Why the Painting Still Matters
“Vase with Fifteen Sunflowers” remains powerful because it turns ordinary subject matter into something unforgettable. Van Gogh does not rely on luxury, narrative, or grand historical drama. He takes a common vase of flowers and fills it with psychological and visual intensity. The painting’s greatness lies in this transformation.
Its appeal also comes from its directness. The image is easy to recognize, but difficult to exhaust. A viewer can enjoy it immediately as a warm and beautiful flower painting, yet closer attention reveals its tensions: freshness and decay, simplicity and complexity, joy and loneliness, decoration and emotional confession.
Van Gogh’s Sunflowers have become symbols of the artist himself because they seem to embody his way of seeing. They are humble but radiant, rough but beautiful, fragile but forceful. In “Vase with Fifteen Sunflowers,” the flowers are not passive decorations. They seem to burn with inner life.
Conclusion
“Vase with Fifteen Sunflowers” by Vincent van Gogh is one of the clearest examples of how still life painting can carry profound emotional meaning. Through his bold use of yellow, vigorous brushwork, compressed composition, and sensitive attention to the life cycle of flowers, Van Gogh creates an image that feels both joyful and deeply human. The painting glows with warmth, but it also acknowledges change, aging, and loss.

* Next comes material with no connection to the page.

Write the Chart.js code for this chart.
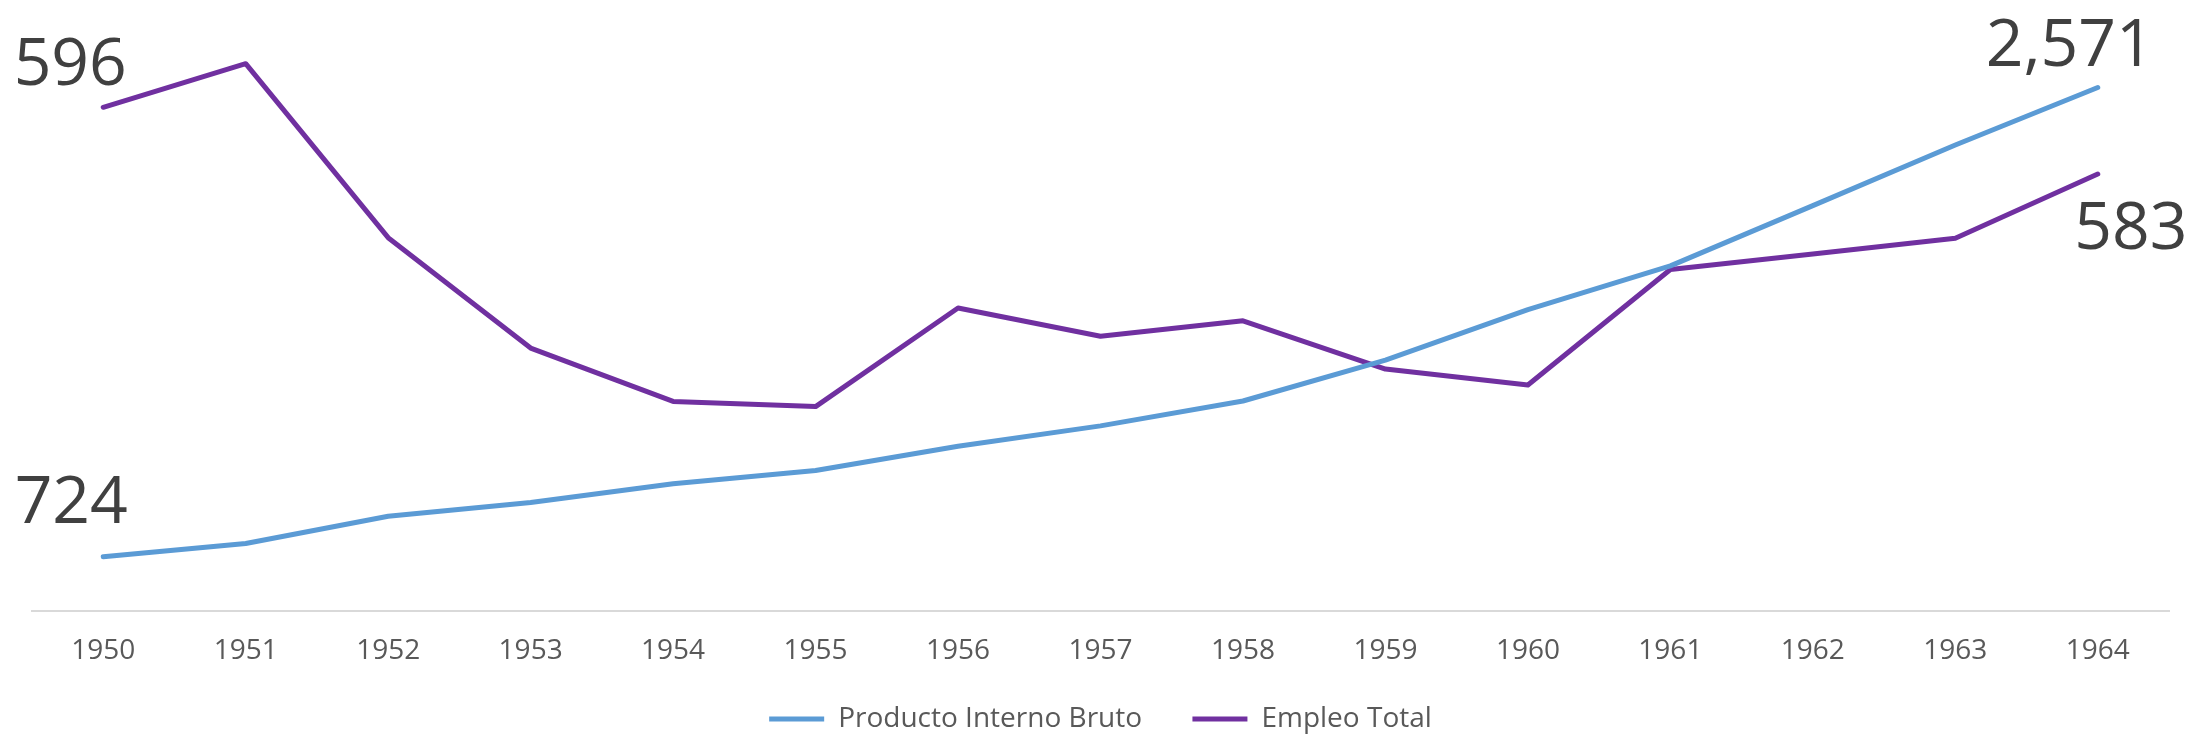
<!DOCTYPE html>
<html>
<head>
<meta charset="utf-8">
<script src="https://cdn.jsdelivr.net/npm/chart.js@4.4.1/dist/chart.umd.min.js"></script>
<style>
    html, body { margin: 0; padding: 0; background: #fff; }
    #wrap { width: 2196px; height: 735px; }
</style>
</head>
<body>
<div id="wrap"><canvas id="chart" width="2196" height="735"></canvas></div>
<script>
// datos
const anios = ['1950', '1951', '1952', '1953', '1954', '1955', '1956', '1957',
    '1958', '1959', '1960', '1961', '1962', '1963', '1964'];
const pib = [724, 776, 883, 937, 1011, 1063, 1159, 1239, 1337, 1498, 1697, 1869, 2106, 2345, 2571];
const empleo = [596, 604.5, 570.6, 549.1, 538.7, 537.7, 556.9, 551.4, 554.4, 545.0, 541.9, 564.4, 567.4, 570.5, 583];
const nombres = ['Producto Interno Bruto', 'Empleo Total'];
const colores = ['#5b9bd5', '#7030a0'];

// etiquetas de dato: [serie, indice, dx, dy]
const etiquetas = [
    [0, 0, -32, -34],
    [0, 14, -28, -22],
    [1, 0, -33, -22],
    [1, 14, 33, 75]
];

const fuente = '"Open Sans", "Noto Sans", sans-serif';

const etiquetasPlugin = {
    id: 'etiquetas',
    afterDatasetsDraw(chart) {
        const ctx = chart.ctx;
        ctx.save();
        ctx.font = '66px ' + fuente;
        ctx.fillStyle = '#404040';
        ctx.textAlign = 'center';
        ctx.textBaseline = 'alphabetic';
        etiquetas.forEach(function (e) {
            let punto = chart.getDatasetMeta(e[0]).data[e[1]];
            let valor = chart.data.datasets[e[0]].data[e[1]];
            ctx.fillText(Math.round(valor).toLocaleString('en-US'), punto.x + e[2], punto.y + e[3]);
        });
        ctx.restore();
    }
};

function serie(i, datos, eje) {
    return {
        label: nombres[i],
        data: datos,
        borderColor: colores[i],
        backgroundColor: colores[i],
        borderWidth: 5,
        borderCapStyle: 'round',
        borderJoinStyle: 'round',
        pointRadius: 0,
        tension: 0,
        yAxisID: eje
    };
}

var ctx = document.getElementById('chart').getContext('2d');
const config = {
    type: 'line',
    data: {
        labels: anios,
        datasets: [serie(0, pib, 'y'), serie(1, empleo, 'y2')]
    },
    options: {
        responsive: false,
        animation: false,
        clip: false,
        layout: {
            padding: {left: 32, right: 27, top: 0, bottom: -8}
        },
        plugins: {
            legend: {
                position: 'bottom',
                labels: {
                    usePointStyle: true,
                    pointStyle: 'line',
                    pointStyleWidth: 55,
                    padding: 14,
                    color: '#595959',
                    font: {family: fuente, size: 28},
                    generateLabels: function (chart) {
                        let items = Chart.defaults.plugins.legend.labels.generateLabels(chart);
                        items.forEach(function (it, i) {
                            it.lineWidth = 5;
                            if (i < items.length - 1) {
                                it.text += '     ';
                            }
                        });
                        return items;
                    }
                }
            },
            tooltip: {enabled: false}
        },
        scales: {
            x: {
                offset: true,
                grid: {display: false, drawTicks: false},
                border: {display: true, color: '#d9d9d9', width: 2},
                ticks: {
                    color: '#595959',
                    padding: 23,
                    autoSkip: false,
                    maxRotation: 0,
                    font: {family: fuente, size: 28}
                }
            },
            y: {
                display: false,
                min: 508.6,
                max: 2915.7
            },
            y2: {
                display: false,
                min: 497.8,
                max: 616.9
            }
        }
    },
    plugins: [etiquetasPlugin]
};
myChart = new Chart(ctx, config);
</script>
</body>
</html>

Its enduring popularity comes from this balance. It is bright without being shallow, simple without being empty, and beautiful without ignoring impermanence. Van Gogh gives the sunflower a new artistic identity, turning it into a symbol of light, friendship, creativity, and vulnerability. More than a vase of flowers, “Vase with Fifteen Sunflowers” is a portrait of life at its most vivid and fleeting.